When it comes to family structure, the United States is a laggard. As Nicholas Zill documented in this space in February, almost seven in ten kids in the United States live in two-parent families. New international data from the recently released World Family Map Report indicate that in this area, the U.S. is an outlier among wealthy nations—but not in a good way. Out of 41 countries with available data on this measure, we place a disappointing 32nd, well below Canada, Australia, and the European nations under examination.
Children are most apt to live with two parents (who could be biological parents, adoptive parents, or stepparents) in Asia and the Middle East, as the below figure illustrates. According to the data available for the specific countries examined in these regions, more than 80 percent of children in Asia and the Middle East live with two parents, ranging from 85 percent in the Philippines and Indonesia to 94 percent in Jordan.
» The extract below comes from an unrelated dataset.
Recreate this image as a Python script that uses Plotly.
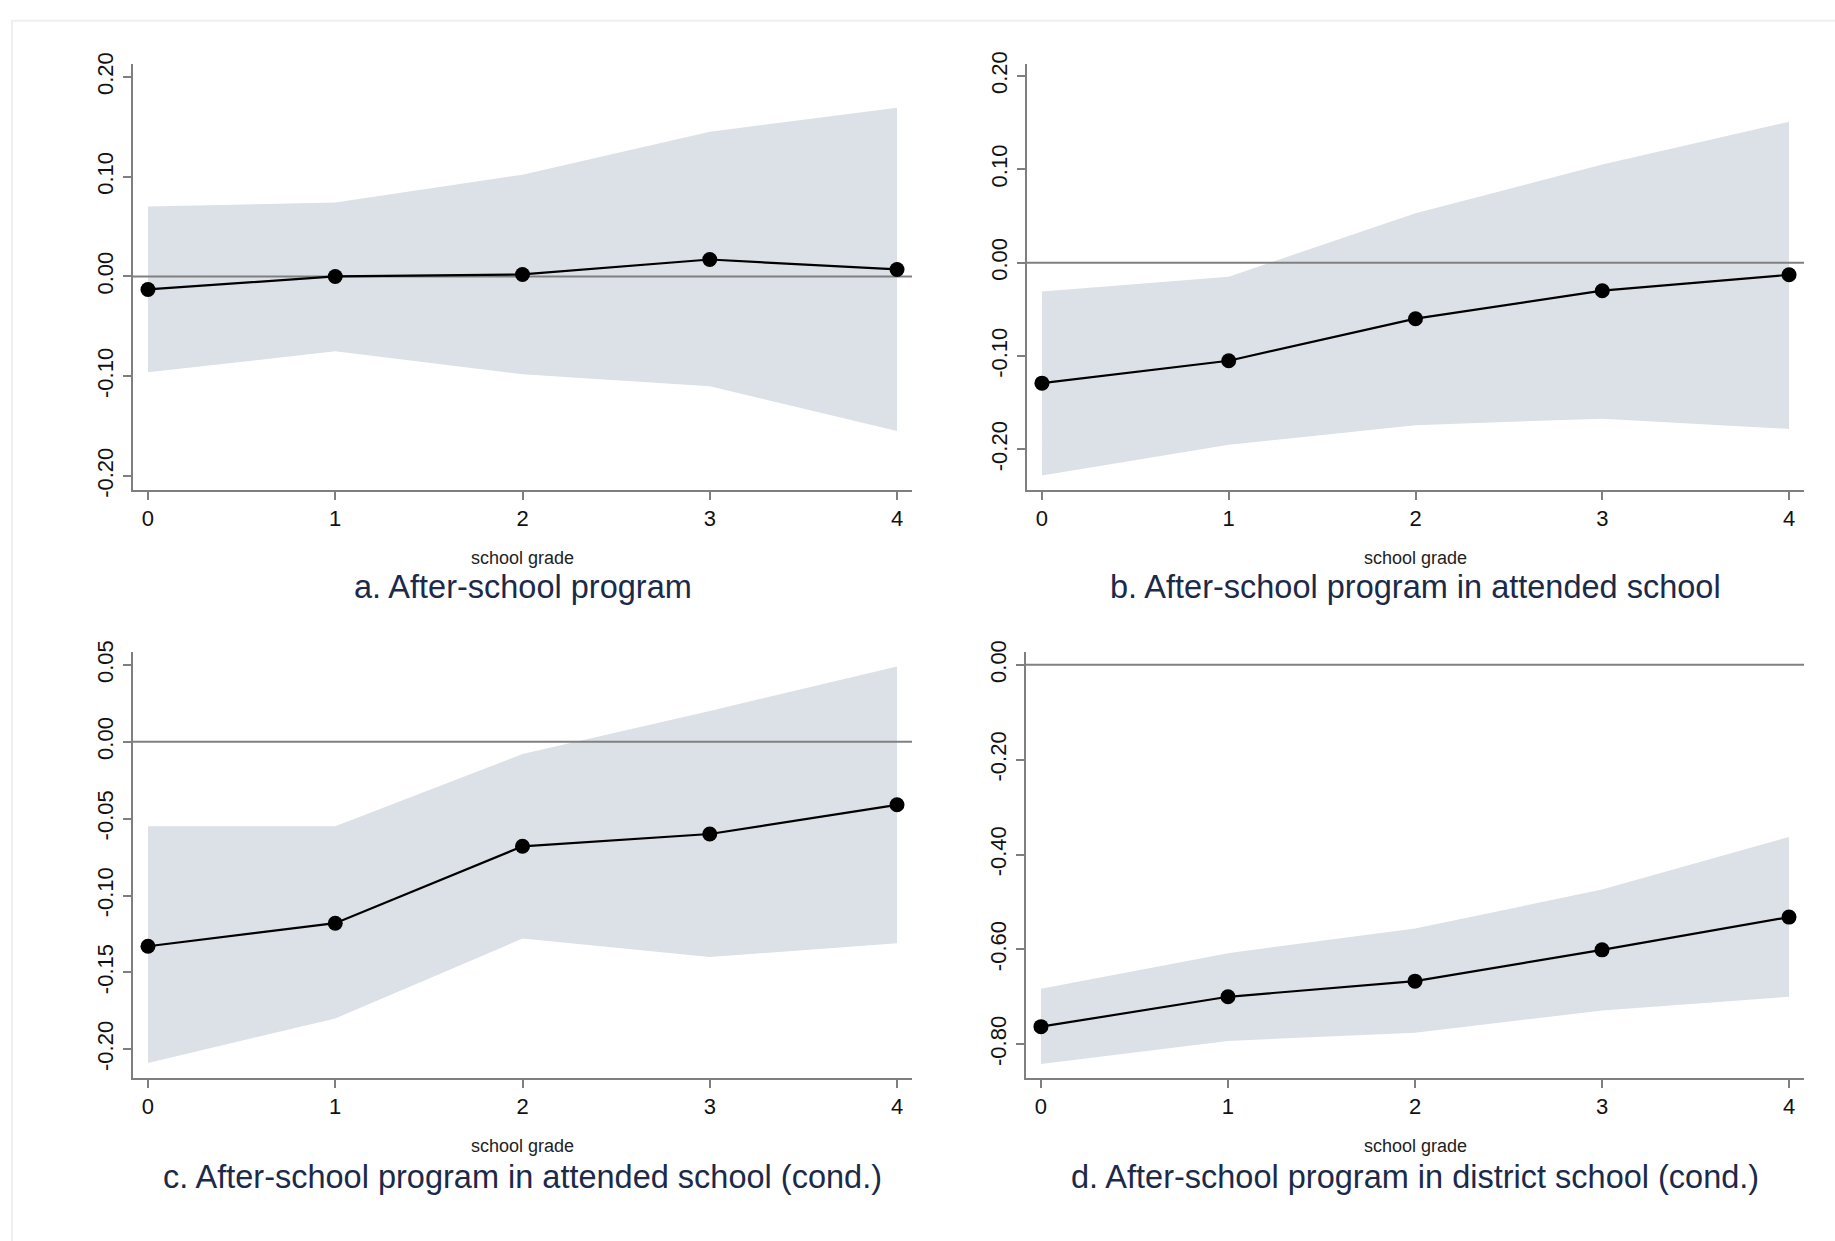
import plotly.graph_objects as go

# School grades on the horizontal axis
grades = [0, 1, 2, 3, 4]

# a. After-school program
est_a = [-0.013, 0.000, 0.002, 0.017, 0.007]
hi_a = [0.070, 0.074, 0.102, 0.145, 0.169]
lo_a = [-0.096, -0.075, -0.098, -0.110, -0.155]

# b. After-school program in attended school
est_b = [-0.129, -0.105, -0.060, -0.030, -0.013]
hi_b = [-0.031, -0.015, 0.053, 0.105, 0.151]
lo_b = [-0.228, -0.195, -0.174, -0.167, -0.178]

# c. After-school program in attended school (cond.)
est_c = [-0.133, -0.118, -0.068, -0.060, -0.041]
hi_c = [-0.055, -0.055, -0.008, 0.020, 0.049]
lo_c = [-0.209, -0.180, -0.128, -0.140, -0.131]

# d. After-school program in district school (cond.)
est_d = [-0.763, -0.700, -0.667, -0.601, -0.532]
hi_d = [-0.683, -0.608, -0.556, -0.474, -0.363]
lo_d = [-0.842, -0.793, -0.776, -0.729, -0.700]

titles = [
    "a. After-school program",
    "b. After-school program in attended school",
    "c. After-school program in attended school (cond.)",
    "d. After-school program in district school (cond.)",
]
x_title = "school grade"

yticks_a = [-0.20, -0.10, 0.00, 0.10, 0.20]
yticks_b = [-0.20, -0.10, 0.00, 0.10, 0.20]
yticks_c = [-0.20, -0.15, -0.10, -0.05, 0.00, 0.05]
yticks_d = [-0.80, -0.60, -0.40, -0.20, 0.00]

W, H = 1835, 1241
BAND = "#dce1e7"
AXIS = "#7f7f7f"
FONT = "Liberation Sans, Arial, sans-serif"
XRANGE = [-0.08, 4.08]

# pixel boxes of the four plot areas: (left, right, top, bottom)
boxes = [
    (133, 912, 52, 485),
    (1027, 1804, 52, 485),
    (133, 912, 650, 1083),
    (1026, 1804, 650, 1083),
]
# vertical pixel positions of the axis title and the panel caption
label_y = [(554, 584), (554, 584), (1153, 1184), (1153, 1184)]
yranges = [
    [-0.2138, 0.2128],
    [-0.2432, 0.2126],
    [-0.2185, 0.0584],
    [-0.8706, 0.0271],
]
panels = [
    (est_a, hi_a, lo_a, yticks_a),
    (est_b, hi_b, lo_b, yticks_b),
    (est_c, hi_c, lo_c, yticks_c),
    (est_d, hi_d, lo_d, yticks_d),
]

fig = go.Figure()
layout = dict(
    width=W, height=H,
    margin=dict(l=0, r=0, t=0, b=0),
    paper_bgcolor="white", plot_bgcolor="white",
    showlegend=False,
    font=dict(family=FONT, color="#111111"),
)
annotations = []

for i, ((est, hi, lo, yt), (l, r, t, b), yr, (ys, yc)) in enumerate(
        zip(panels, boxes, yranges, label_y)):
    n = "" if i == 0 else str(i + 1)
    xa, ya = "x" + n, "y" + n
    # confidence band
    fig.add_trace(go.Scatter(x=grades, y=hi, mode="lines", line=dict(width=0),
                             xaxis=xa, yaxis=ya, hoverinfo="skip"))
    fig.add_trace(go.Scatter(x=grades, y=lo, mode="lines", line=dict(width=0),
                             fill="tonexty", fillcolor=BAND,
                             xaxis=xa, yaxis=ya, hoverinfo="skip"))
    # zero reference line
    fig.add_trace(go.Scatter(x=XRANGE, y=[0, 0], mode="lines",
                             line=dict(color="#808080", width=2),
                             xaxis=xa, yaxis=ya, hoverinfo="skip"))
    # point estimates
    fig.add_trace(go.Scatter(x=grades, y=est, mode="lines+markers",
                             line=dict(color="black", width=2.2),
                             marker=dict(color="black", size=15),
                             xaxis=xa, yaxis=ya))

    xd = [l / W, r / W]
    yd = [1 - b / H, 1 - t / H]
    layout["xaxis" + n] = dict(
        domain=xd, range=XRANGE, anchor=ya,
        tickvals=grades, ticktext=[str(g) for g in grades],
        showline=True, linecolor=AXIS, linewidth=2,
        ticks="outside", ticklen=8, tickwidth=2, tickcolor=AXIS,
        showgrid=False, zeroline=False,
        tickfont=dict(size=22, color="#111111", family=FONT),
    )
    layout["yaxis" + n] = dict(
        domain=yd, range=yr, anchor=xa,
        tickvals=yt, ticktext=[f"{v:.2f}" for v in yt],
        tickangle=-90,
        showline=True, linecolor=AXIS, linewidth=2,
        ticks="outside", ticklen=8, tickwidth=2, tickcolor=AXIS,
        showgrid=False, zeroline=False,
        ticklabelstandoff=1,
        tickfont=dict(size=22, color="#111111", family=FONT),
    )
    cx = (l + r) / 2 / W
    annotations.append(dict(text=x_title, x=cx, y=1 - ys / H,
                            xref="paper", yref="paper", showarrow=False,
                            xanchor="center", yanchor="middle",
                            font=dict(size=18, color="#222222", family=FONT)))
    annotations.append(dict(text=titles[i], x=cx, y=1 - yc / H,
                            xref="paper", yref="paper", showarrow=False,
                            xanchor="center", yanchor="middle",
                            font=dict(size=32.5, color="#1c2a4a", family=FONT)))

layout["annotations"] = annotations
# faint outer frame of the graph region
layout["shapes"] = [dict(type="rect", xref="paper", yref="paper",
                         x0=12 / W, x1=1.05, y0=-0.05, y1=1 - 8 / H,
                         line=dict(color="#efefef", width=2), layer="below")]
fig.update_layout(**layout)
fig.write_html("out.html")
Similarly, about 80 percent of children in European countries—from 76 percent in the United Kingdom to 89 percent in Italy and Poland—live in two-parent households. In the Americas, two-parent households are somewhat less prevalent: between 62 percent (Colombia) and 78 percent (Canada) of children are part of two-parent homes. The two-parent pattern is more mixed in sub-Saharan Africa, ranging widely from 36 percent in South Africa to 78 percent in Nigeria. Some of the children living with two parents are in households that also include extended family, as noted above.
In much of Central/South America and sub-Saharan Africa, children have higher odds of living with either one or neither of their parents than children in other regions. Between 12 percent (Nigeria) and 43 percent (South Africa) of children in these regions live with a single parent, and between 4 percent (Argentina) and 20 percent (South Africa and Uganda) of them live in homes without either of their parents. Among the South American countries in this study, Colombia had the highest percentage of children living without either of their parents: 11 percent. The high percentage of South African children living with one parent or without either parent—43 percent and 20 percent, respectively—reflects the legacy of AIDS, which left many children orphaned, and of apartheid, which produced high rates of labor migration.
Finally, in North America, Oceania, and Europe, a substantial minority—about one-fifth—of children live in single-parent households, and less than 6 percent of kids live in households without at least one of their parents. In Eastern Europe, 11 to 15 percent of children live with a lone parent. In these regions, the United States (27 percent), the United Kingdom (24 percent), and New Zealand (24 percent) exhibit particularly high levels of single parenthood. Many European countries have projected that the proportion of children living with single parents will grow through 2030.
This post includes text adapted from the 2015 World Family Map Report, which was sponsored by Child Trends and the Social Trends Institute and cosponsored by the Institute for Family Studies.